Anchoring ultrafine metallic and oxidized Pt nanoclusters on yolk-shell TiO2 for unprecedentedly high photocatalytic hydrogen production

Abstract

We demonstrate an alkali modification process to produce highly dispersed ultrafine Pt nanoclusters with metallic Pt0 and oxidized Pt2+ species as co-catalyst anchored on nanosheet-constructed yolk-shell TiO2 (NYTiO2-Pt) acting as light harvesting reactor for highly efficient photocatalytic H2 production.
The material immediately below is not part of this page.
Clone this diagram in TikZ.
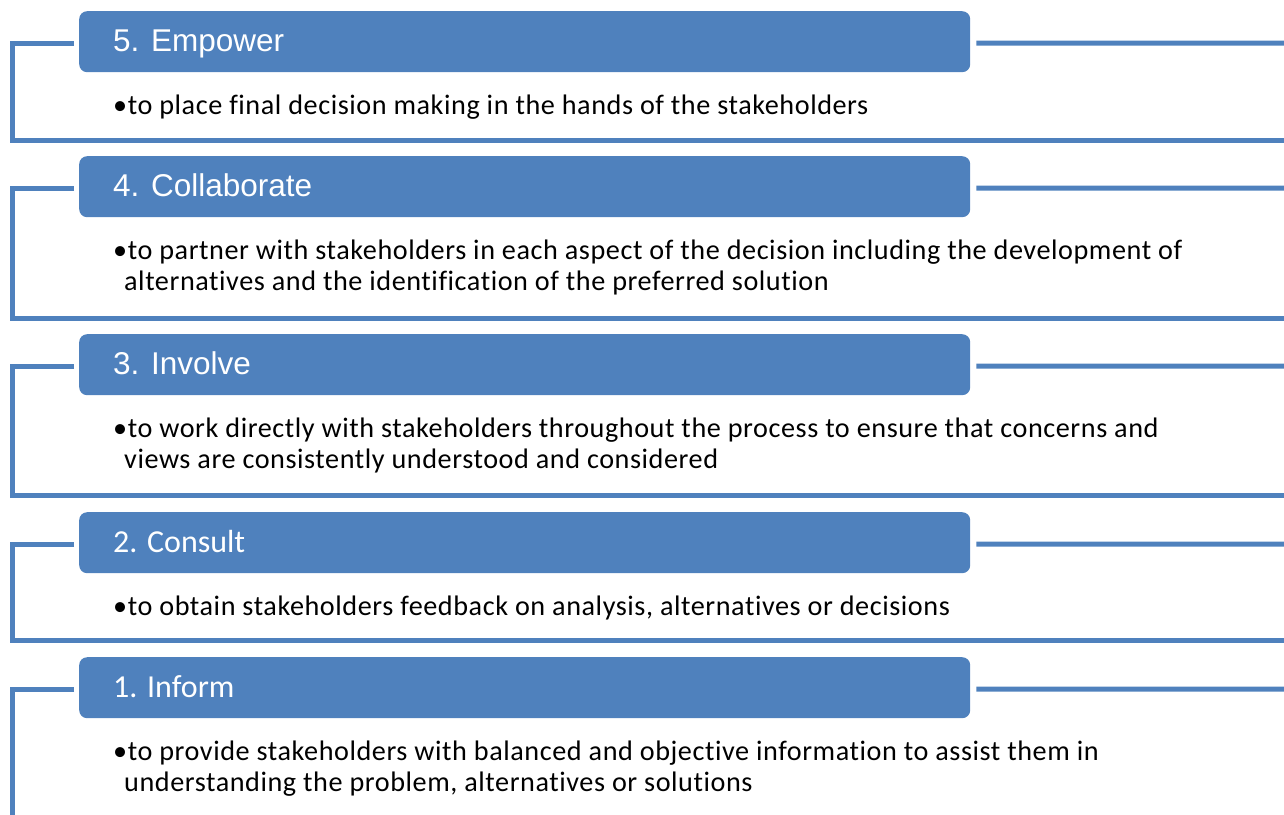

Benefiting from the high surface area, highly dispersed ultrafine Pt nanoclusters (~0.6nm) with Pt0 and Pt2+ species and special nanosheet-constructed yolk-shell structure, this novel light harvesting reactor exhibits excellent performance for photocatalytic H2 production. The NYTiO2-Pt-0.5 (0.188wt% Pt) demonstrates an unprecedentedly high H2 evolution rate of 20.88mmolh−1g−1 with excellent photocatalytic stability, which is 87 times than that of NYTiO2-Pt-3.0 (0.24mmolh−1g−1, 1.88wt% Pt), and also much higher than those of other TiO2 nanostructures with the same Pt content. Such H2 evolution rate is the highest reported for photocatalytic H2 production with such a low Pt content under simulated solar light. Our strategy here suggests that via alkali modifying the photocatalysts, we can not only enhance the H2 production for solar energy conversion but also significantly decrease the noble metal content for cost saving.